Delays in getting aid through pose another grave problem: previously governments would have given part of their aid money directly to frontline agencies; in the last four years, however, governments have been encouraged to funnel aid through the UN.
But relief organizations say bureaucracy and a lack of UN staff on the ground have hampered the delivery of aid.
“While we support the principle of more co-ordinated aid, we don’t want to cut one lifeline until the new one can hold the weight,” said David Taylor of Oxfam.
In an acknowledgement of the shortcomings of the UN system, Britain’s Department for International Development says it will now give cash directly to those relief organizations working within the UN appeal.
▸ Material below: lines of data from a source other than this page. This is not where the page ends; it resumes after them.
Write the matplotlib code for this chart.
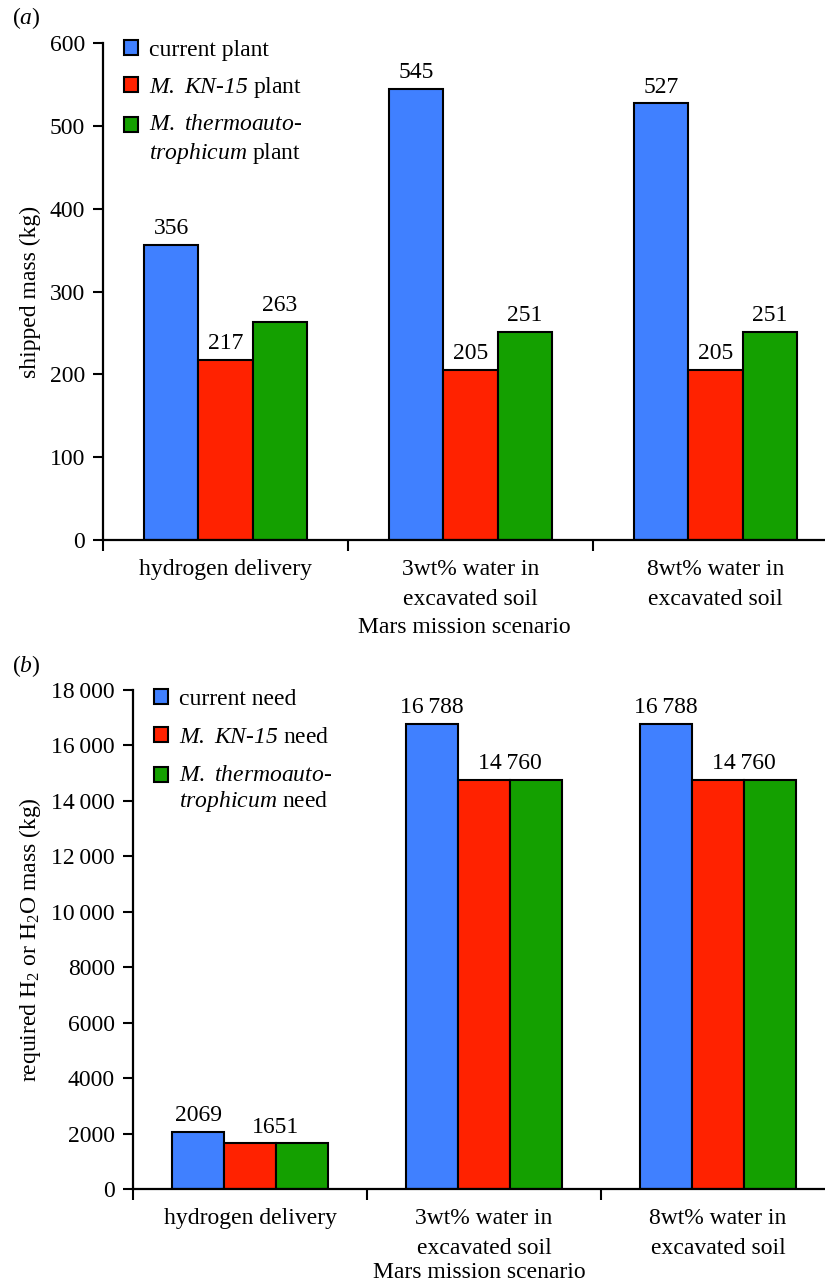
import numpy as np
import matplotlib
matplotlib.use("Agg")
import matplotlib.pyplot as plt
from matplotlib.patches import Rectangle
from matplotlib.container import BarContainer
from matplotlib.legend_handler import HandlerPatch, update_from_first_child

plt.rcParams['font.family'] = ['Liberation Serif', 'DejaVu Serif']
plt.rcParams['mathtext.fontset'] = 'custom'
plt.rcParams['mathtext.rm'] = 'Liberation Serif'
plt.rcParams['mathtext.it'] = 'Liberation Serif:italic'
# bf slot used for italic words that contain digits (mathtext keeps digits upright in 'it')
plt.rcParams['mathtext.bf'] = 'Liberation Serif:italic'
plt.rcParams['font.size'] = 17

# data
scenarios = ["hydrogen delivery", "3wt% water in\nexcavated soil", "8wt% water in\nexcavated soil"]
plant_current = [356, 545, 527]
plant_kn15 = [217, 205, 205]
plant_thermo = [263, 251, 251]
need_current = [2069, 16788, 16788]
need_kn15 = [1651, 14760, 14760]
need_thermo = [1651, 14760, 14760]

colors = ["#4080ff", "#ff2200", "#14a000"]
THIN = "\u2009"


def fmt(v):
    if v >= 10000:
        return f"{v:,}".replace(",", THIN)
    return str(v)


def square(legend, orig_handle, xdescent, ydescent, width, height, fontsize):
    # keep the square next to the first line of a two-line label
    shift = 0
    if "\n" in orig_handle.get_label():
        shift = 0.62 * fontsize
    return Rectangle((-xdescent, -ydescent + shift), width, height)


def style_axes(ax, ymax, ystep, right, xlabelpad):
    ax.set_xlim(-0.5, right)
    ax.set_ylim(0, ymax)
    ticks = np.arange(0, ymax + 1, ystep)
    ax.set_yticks(ticks)
    ax.set_yticklabels([fmt(int(v)) for v in ticks])
    ax.set_xticks([-0.5, 0.5, 1.5])
    ax.set_xticklabels([])
    ax.set_xticks([0, 1, 2], minor=True)
    ax.set_xticklabels(scenarios, minor=True, linespacing=1.55)
    ax.tick_params(axis="x", which="minor", length=0, pad=14)
    ax.tick_params(axis="x", which="major", direction="out", length=8, width=1.5)
    ax.tick_params(axis="y", direction="out", length=7, width=1.5, pad=6)
    for s in ["top", "right"]:
        ax.spines[s].set_visible(False)
    for s in ["left", "bottom"]:
        ax.spines[s].set_linewidth(1.6)
    ax.set_xlabel("Mars mission scenario", labelpad=xlabelpad)


def add_legend(ax, anchor, spacing, ls):
    handler = HandlerPatch(patch_func=square, update_func=update_from_first_child)
    leg = ax.legend(loc="upper left", bbox_to_anchor=anchor, frameon=False,
                    handlelength=0.6, handleheight=0.6, handletextpad=0.45, labelspacing=spacing,
                    handler_map={BarContainer: handler})
    for t in leg.get_texts():
        t.set_linespacing(ls)


fig = plt.figure(figsize=(8.25, 12.85), dpi=100)
bw = 0.222
x = np.arange(3)

# (a) shipped mass
ax1 = fig.add_axes([103 / 825, 1 - 540 / 1285, 722 / 825, 497 / 1285])
series_a = [plant_current, plant_kn15, plant_thermo]
labels_a = ["current plant", r"$\mathbf{M.}$ $\mathbf{KN}$-$\mathbf{15}$ plant",
            r"$\mathit{M.}$ $\mathit{thermoauto}$-" + "\n" + r"$\mathit{trophicum}$ plant"]
for i, vals in enumerate(series_a):
    bars = ax1.bar(x + (i - 1) * bw, vals, bw, color=colors[i], edgecolor="black",
                   linewidth=1.5, label=labels_a[i])
    for b, v in zip(bars, vals):
        ax1.text(b.get_x() + b.get_width() / 2, v + 7, str(v), ha="center", va="bottom")
style_axes(ax1, 600, 100, 2.447, 5)
ax1.set_ylabel("shipped mass (kg)", labelpad=6)
add_legend(ax1, (0.0, 1.049), 0.6, 1.3)
fig.text(12 / 825, 1 - 18 / 1285, r"($\mathit{a}$)", va="center", ha="left")

# (b) required H2 / H2O mass
ax2 = fig.add_axes([133 / 825, 1 - 1189 / 1285, 692 / 825, 499 / 1285])
series_b = [need_current, need_kn15, need_thermo]
labels_b = ["current need", r"$\mathbf{M.}$ $\mathbf{KN}$-$\mathbf{15}$ need",
            r"$\mathit{M.}$ $\mathit{thermoauto}$-" + "\n" + r"$\mathit{trophicum}$ need"]
for i, vals in enumerate(series_b):
    ax2.bar(x + (i - 1) * bw, vals, bw, color=colors[i], edgecolor="black",
            linewidth=1.5, label=labels_b[i])
for j in range(3):
    ax2.text(x[j] - bw, need_current[j] + 200, fmt(need_current[j]), ha="center", va="bottom")
    if need_kn15[j] == need_thermo[j]:
        ax2.text(x[j] + bw / 2, need_kn15[j] + 200, fmt(need_kn15[j]), ha="center", va="bottom")
    else:
        ax2.text(x[j], need_kn15[j] + 200, fmt(need_kn15[j]), ha="center", va="bottom")
        ax2.text(x[j] + bw, need_thermo[j] + 200, fmt(need_thermo[j]), ha="center", va="bottom")
style_axes(ax2, 18000, 2000, 2.457, 2)
ax2.set_ylabel(r"required H$_2$ or H$_2$O mass (kg)", labelpad=6)
add_legend(ax2, (0.0, 1.045), 0.72, 1.2)
fig.text(12 / 825, 1 - 666 / 1285, r"($\mathit{b}$)", va="center", ha="left")

fig.savefig("out.png", dpi=100)
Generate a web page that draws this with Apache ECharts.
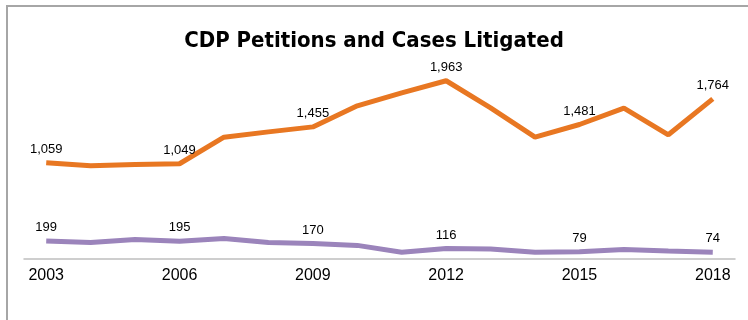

“Welcome as this change is, it will require other donors to be equally flexible to cover the agencies’ £26 million shortfall,” the relief groups said.
British International Development secretary, Douglas Alexander, said: “The aid agencies on the ground are doing heroic work under extremely difficult conditions and we are determined to support their efforts. The international community has an obligation to help the Pakistani government meet the urgent humanitarian needs of those most directly affected by the ongoing insecurity.”
The UN has described the flight of people caused by the government offensive in Swat as the most dramatic displacement crisis since the Rwandan genocide of 1994. Until now, unlike many emergencies, most people displaced in Pakistan have found shelter not in camps but with host families or in communal buildings such as schools.
Growing numbers of displaced people “feel that they cannot stay for ever as guests of people who themselves are often quite poor,” said Shankar Chauhan, an official from the UN high commissioner for refugees.
The result, he said, is that “more and more ... are starting to move to camps.”